Zum anderen führt die ungefilterte Verbreitung von Inhalten derzeit dazu, dass Falschinformationen und irreführende Bilder zur Ukraine, darunter alte Fotos, die nun in einen falschen Kontext gesetzt werden, im Internet kursieren. "Bevor man eine spektakulär wirkende Neuigkeit teilt, sollte man lieber überprüfen, ob sie von Nachrichtenagenturen bestätigt wird", empfiehlt etwa die Journalistin und Medienexpertin Ingrid Brodnig bereits mehrfach in diversen Stellungnahmen. So sollte ethisches und verantwortungsvolles Agieren mit Nachrichten und Medien gerade in der aktuellen Situation also für jeden und jede eine Rolle spielen.
Vor Pauschalisierung hüten
Auch ein Ethikgremium kann einem diese Entscheidungen nicht abnehmen. Dieses habe laut Neuhold nämlich nicht die Aufgabe, Meinungen herauszubilden, sondern solle vielmehr unterstützend wirken. "So soll es auch bei qualitativem Journalismus sein", meint Neuhold und verweist auf die notwendige Objektivität: "Ein guter Artikel liefert hilfreiche Informationen und verschiedene Sichtweisen für die Meinungsbildung, drückt mir aber nicht eine Sichtweise auf."

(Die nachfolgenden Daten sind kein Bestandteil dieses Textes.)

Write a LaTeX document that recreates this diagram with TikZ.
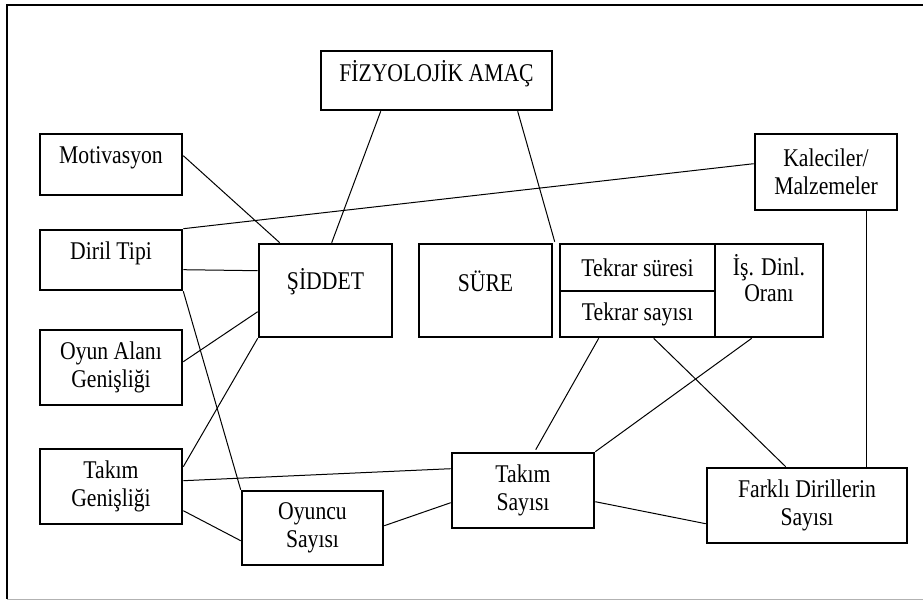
\documentclass[tikz,border=0pt]{standalone}
\usepackage{fontspec}
\setmainfont{Liberation Serif}[FakeStretch=0.85]
\usetikzlibrary{calc}
\newcommand{\lifted}[2]{\raisebox{#1}[\height][\depth]{#2}}
\begin{document}
\begin{tikzpicture}[x=1pt,y=-1pt,
  box/.style={draw,line width=2.6pt,inner sep=0pt,align=center,
    font=\fontsize{25.5}{28}\selectfont},
  link/.style={draw,line width=1pt}]
\useasboundingbox (0,0) rectangle (923,600);
% outer frame (open on the right)
\draw[line width=2pt] (923,5) -- (7,5) -- (7,599);
\draw[line width=0.8pt,gray!60] (7,599) -- (923,599);

% boxes
\node[box,minimum width=231pt,minimum height=59pt] (fiz) at (436.5,80.5) {\lifted{7pt}{FİZYOLOJİK AMAÇ}};
\node[box,minimum width=142pt,minimum height=61pt] (mot) at (111,164.5) {\lifted{7pt}{Motivasyon}};
\node[box,minimum width=142pt,minimum height=60pt] (diril) at (111,260) {\lifted{7pt}{Diril Tipi}};
\node[box,minimum width=133pt,minimum height=93pt] (siddet) at (325.5,290.5) {\lifted{9pt}{ŞİDDET}};
\node[box,minimum width=133pt,minimum height=93pt] (sure) at (485.5,290.5) {\lifted{9pt}{SÜRE}};
\node[box,minimum width=155pt,minimum height=47pt] (tsure) at (637.5,267.5) {Tekrar süresi};
\node[box,minimum width=155pt,minimum height=46pt] (tsayi) at (637.5,314) {Tekrar sayısı};
\node[box,minimum width=108pt,minimum height=93pt] (isd) at (769,290.5) {\lifted{8pt}{\begin{tabular}{@{}c@{}}İş. Dinl.\\[-2pt]Oranı\end{tabular}}};
\node[box,minimum width=142pt,minimum height=76pt] (kal) at (826,172) {Kaleciler/\\Malzemeler};
\node[box,minimum width=142pt,minimum height=75pt] (oyun) at (111,367.5) {Oyun Alanı\\Genişliği};
\node[box,minimum width=142pt,minimum height=75pt] (takgen) at (111,486.5) {Takım\\Genişliği};
\node[box,minimum width=141pt,minimum height=74pt] (oyuncu) at (312.5,528) {Oyuncu\\Sayısı};
\node[box,minimum width=142pt,minimum height=75pt] (taksay) at (523,490.5) {Takım\\Sayısı};
\node[box,minimum width=200pt,minimum height=75pt] (farkli) at (807,505.5) {Farklı Dirillerin\\Sayısı};

% connectors
\draw[link] ($(fiz.south west)+(61,0)$) -- ($(siddet.north west)+(74,0)$);
\draw[link] ($(fiz.south west)+(198,0)$) -- ($(tsure.north west)+(-4,-1)$);
\draw[link] ($(mot.north east)+(0,23)$) -- ($(siddet.north west)+(22,0)$);
\draw[link] ($(kal.north west)+(0,31)$) -- (diril.north east);
\draw[link] ($(diril.north east)+(0,41)$) -- ($(siddet.north west)+(0,28)$);
\draw[link] (diril.south east) -- (oyuncu.north west);
\draw[link] ($(oyun.north east)+(0,33)$) -- ($(siddet.north west)+(0,69)$);
\draw[link] ($(takgen.north east)+(0,19)$) -- (siddet.south west);
\draw[link] ($(takgen.north east)+(0,33)$) -- ($(taksay.north west)+(0,17)$);
\draw[link] ($(takgen.north east)+(0,63)$) -- ($(oyuncu.north west)+(0,51)$);
\draw[link] ($(oyuncu.north east)+(0,36)$) -- ($(taksay.north west)+(0,51)$);
\draw[link] ($(tsayi.south west)+(40,0)$) -- ($(taksay.north west)+(85,-2)$);
\draw[link] ($(isd.south west)+(38,0)$) -- (taksay.north east);
\draw[link] ($(tsayi.south west)+(95,0)$) -- ($(farkli.north west)+(80,0)$);
\draw[link] ($(kal.south west)+(113,0)$) -- ($(farkli.north west)+(161,0)$);
\draw[link] ($(taksay.north east)+(0,50)$) -- ($(farkli.north west)+(0,57)$);
\end{tikzpicture}
\end{document}
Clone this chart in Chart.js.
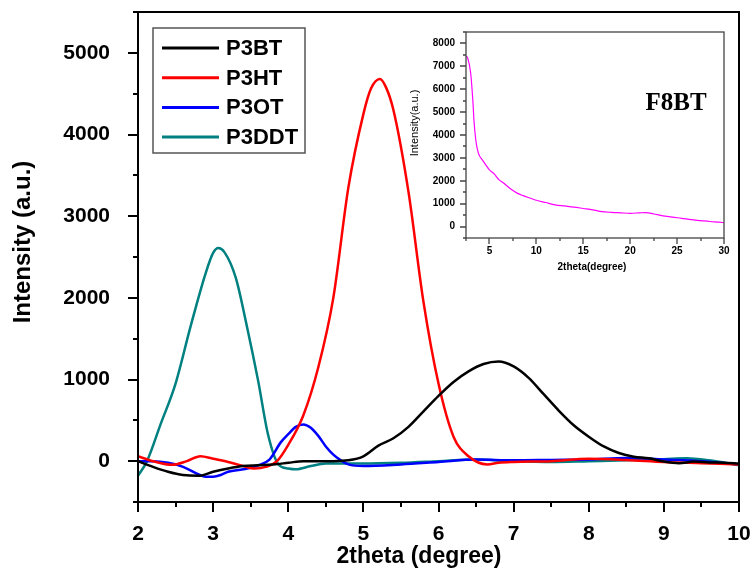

Im Falle des Angriffskriegs Russlands auf die Ukraine gestaltet sich die Berichterstattung, könnte man sagen, sehr einseitig. "Manchmal ist Parteinahme nicht nur erlaubt sondern moralisch notwendig", verteidigt Neuhold das Vorgehen in diesem Belangen. Vor Pauschalisierungen gelte es sich dennoch dringend zu hüten: "Parteinahme darf nicht dazu führen, dass Fehler auf der einen Seite ausgeblendet und eine objektive Sichtweise auf die andere Seite verunmöglicht wird." Dazu sei es auch notwendig sich bewusst zu machen, dass Medien immer nur eine "Teilwirklichkeit" abbilden können. "Die große Kunst im Journalismus ist es daher, trotzdem die Perspektive auf das Ganze beizubehalten", ist Neuhold überzeugt.